BEGIN

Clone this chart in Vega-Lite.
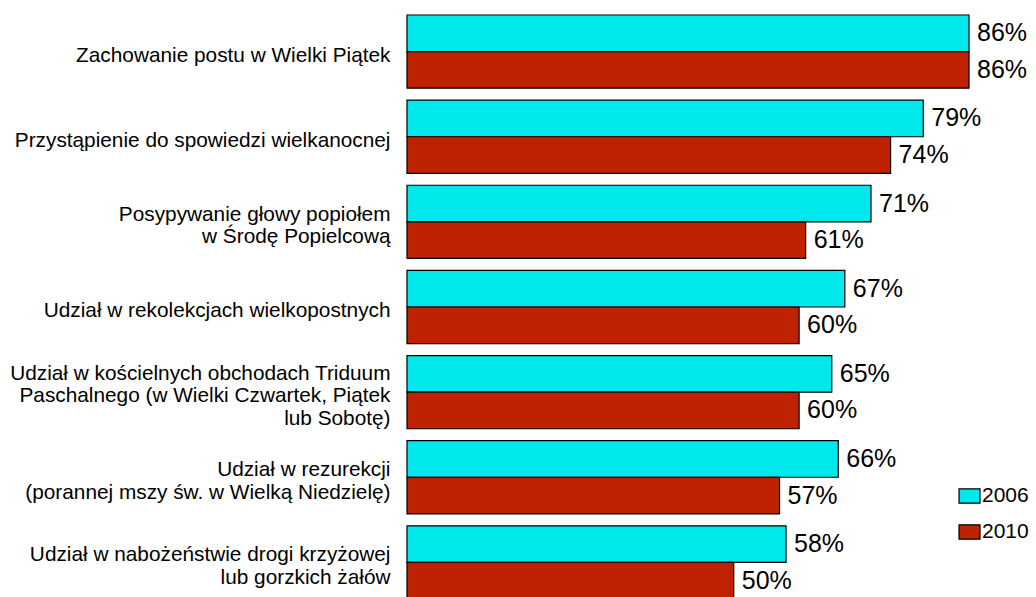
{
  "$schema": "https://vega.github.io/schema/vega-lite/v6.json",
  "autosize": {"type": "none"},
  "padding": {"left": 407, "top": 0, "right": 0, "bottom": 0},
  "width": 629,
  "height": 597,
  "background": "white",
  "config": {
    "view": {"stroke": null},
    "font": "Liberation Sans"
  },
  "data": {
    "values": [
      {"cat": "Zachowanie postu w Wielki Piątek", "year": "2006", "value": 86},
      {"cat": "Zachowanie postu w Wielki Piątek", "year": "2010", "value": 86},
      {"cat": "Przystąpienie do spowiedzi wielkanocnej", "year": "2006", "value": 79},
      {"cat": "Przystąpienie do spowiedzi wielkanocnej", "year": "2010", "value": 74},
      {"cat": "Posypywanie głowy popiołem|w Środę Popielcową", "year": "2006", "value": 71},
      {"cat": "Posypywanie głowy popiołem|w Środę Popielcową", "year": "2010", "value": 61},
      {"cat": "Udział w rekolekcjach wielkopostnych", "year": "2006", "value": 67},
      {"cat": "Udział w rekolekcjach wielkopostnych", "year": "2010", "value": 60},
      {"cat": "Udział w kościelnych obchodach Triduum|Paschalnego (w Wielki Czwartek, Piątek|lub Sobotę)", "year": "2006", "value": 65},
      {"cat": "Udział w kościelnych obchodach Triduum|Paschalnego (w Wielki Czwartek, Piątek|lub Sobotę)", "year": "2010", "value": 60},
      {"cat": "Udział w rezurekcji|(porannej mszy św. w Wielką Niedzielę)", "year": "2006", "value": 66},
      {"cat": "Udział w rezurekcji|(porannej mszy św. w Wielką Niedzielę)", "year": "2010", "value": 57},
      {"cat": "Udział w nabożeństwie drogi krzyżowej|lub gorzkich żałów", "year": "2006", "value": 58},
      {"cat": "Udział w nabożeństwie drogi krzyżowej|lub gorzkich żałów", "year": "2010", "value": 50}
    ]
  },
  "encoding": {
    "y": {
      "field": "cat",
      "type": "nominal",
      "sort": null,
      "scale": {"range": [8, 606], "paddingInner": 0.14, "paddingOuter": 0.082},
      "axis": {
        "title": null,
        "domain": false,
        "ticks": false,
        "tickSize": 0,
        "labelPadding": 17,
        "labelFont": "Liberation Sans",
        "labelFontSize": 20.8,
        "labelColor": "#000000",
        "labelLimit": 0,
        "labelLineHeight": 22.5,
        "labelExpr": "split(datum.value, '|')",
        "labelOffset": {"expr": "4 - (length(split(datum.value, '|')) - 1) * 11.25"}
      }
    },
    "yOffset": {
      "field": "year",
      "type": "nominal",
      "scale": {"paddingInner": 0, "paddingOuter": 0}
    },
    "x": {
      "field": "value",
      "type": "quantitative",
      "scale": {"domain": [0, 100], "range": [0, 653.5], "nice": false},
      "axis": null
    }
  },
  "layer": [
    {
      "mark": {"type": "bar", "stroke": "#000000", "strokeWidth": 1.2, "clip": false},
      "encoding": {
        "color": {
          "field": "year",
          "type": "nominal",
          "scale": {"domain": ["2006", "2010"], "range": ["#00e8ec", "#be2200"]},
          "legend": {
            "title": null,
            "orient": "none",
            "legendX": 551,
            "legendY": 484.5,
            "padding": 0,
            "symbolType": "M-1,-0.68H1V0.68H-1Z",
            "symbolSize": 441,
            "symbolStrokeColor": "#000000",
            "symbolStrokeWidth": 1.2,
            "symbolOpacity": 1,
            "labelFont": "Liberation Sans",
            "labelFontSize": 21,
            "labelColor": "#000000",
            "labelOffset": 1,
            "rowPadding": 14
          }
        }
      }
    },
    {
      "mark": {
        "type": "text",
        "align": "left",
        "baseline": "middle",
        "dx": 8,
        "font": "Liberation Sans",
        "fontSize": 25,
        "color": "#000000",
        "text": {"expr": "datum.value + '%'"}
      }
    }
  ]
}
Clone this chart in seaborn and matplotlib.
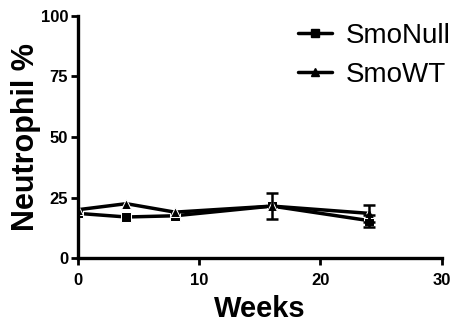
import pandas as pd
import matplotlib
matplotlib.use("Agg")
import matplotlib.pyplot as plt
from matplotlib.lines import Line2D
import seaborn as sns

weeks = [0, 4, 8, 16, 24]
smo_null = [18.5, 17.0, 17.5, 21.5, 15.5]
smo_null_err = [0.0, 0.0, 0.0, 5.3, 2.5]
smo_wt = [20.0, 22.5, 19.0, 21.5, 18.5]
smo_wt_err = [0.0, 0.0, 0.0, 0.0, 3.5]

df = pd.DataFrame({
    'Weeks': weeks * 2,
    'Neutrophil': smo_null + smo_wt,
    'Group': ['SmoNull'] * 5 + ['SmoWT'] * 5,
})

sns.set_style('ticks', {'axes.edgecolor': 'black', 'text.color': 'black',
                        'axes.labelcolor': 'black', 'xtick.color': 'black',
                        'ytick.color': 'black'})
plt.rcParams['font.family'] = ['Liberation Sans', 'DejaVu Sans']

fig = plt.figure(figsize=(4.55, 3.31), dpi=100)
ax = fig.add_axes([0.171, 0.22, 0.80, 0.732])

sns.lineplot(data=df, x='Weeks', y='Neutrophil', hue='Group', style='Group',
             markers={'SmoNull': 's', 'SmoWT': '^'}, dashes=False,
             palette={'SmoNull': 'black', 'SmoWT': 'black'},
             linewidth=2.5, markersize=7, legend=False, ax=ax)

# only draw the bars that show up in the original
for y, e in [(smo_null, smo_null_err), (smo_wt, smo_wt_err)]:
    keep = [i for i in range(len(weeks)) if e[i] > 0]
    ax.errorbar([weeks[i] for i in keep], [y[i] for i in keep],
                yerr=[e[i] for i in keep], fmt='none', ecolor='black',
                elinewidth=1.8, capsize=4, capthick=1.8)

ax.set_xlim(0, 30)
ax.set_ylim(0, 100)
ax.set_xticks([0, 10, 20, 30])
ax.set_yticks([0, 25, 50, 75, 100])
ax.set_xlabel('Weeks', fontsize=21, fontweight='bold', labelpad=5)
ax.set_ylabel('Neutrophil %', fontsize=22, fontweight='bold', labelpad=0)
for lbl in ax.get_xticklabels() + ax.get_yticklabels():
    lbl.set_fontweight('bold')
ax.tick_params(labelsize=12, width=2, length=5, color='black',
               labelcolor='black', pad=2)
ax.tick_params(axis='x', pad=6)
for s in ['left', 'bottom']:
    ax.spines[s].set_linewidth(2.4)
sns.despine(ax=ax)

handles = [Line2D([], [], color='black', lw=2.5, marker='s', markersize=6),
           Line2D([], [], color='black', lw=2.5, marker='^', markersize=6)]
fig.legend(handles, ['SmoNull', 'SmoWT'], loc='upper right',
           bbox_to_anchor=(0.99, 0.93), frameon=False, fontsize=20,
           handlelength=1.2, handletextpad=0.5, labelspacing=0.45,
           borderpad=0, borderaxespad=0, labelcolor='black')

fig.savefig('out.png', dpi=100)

END

→ **DESCRIPTION OF THE TASK**
Pick out the lines containing the word "this" and show them.

→ **TASK ANSWER**
Clone this chart in Vega-Lite.
Clone this chart in seaborn and matplotlib.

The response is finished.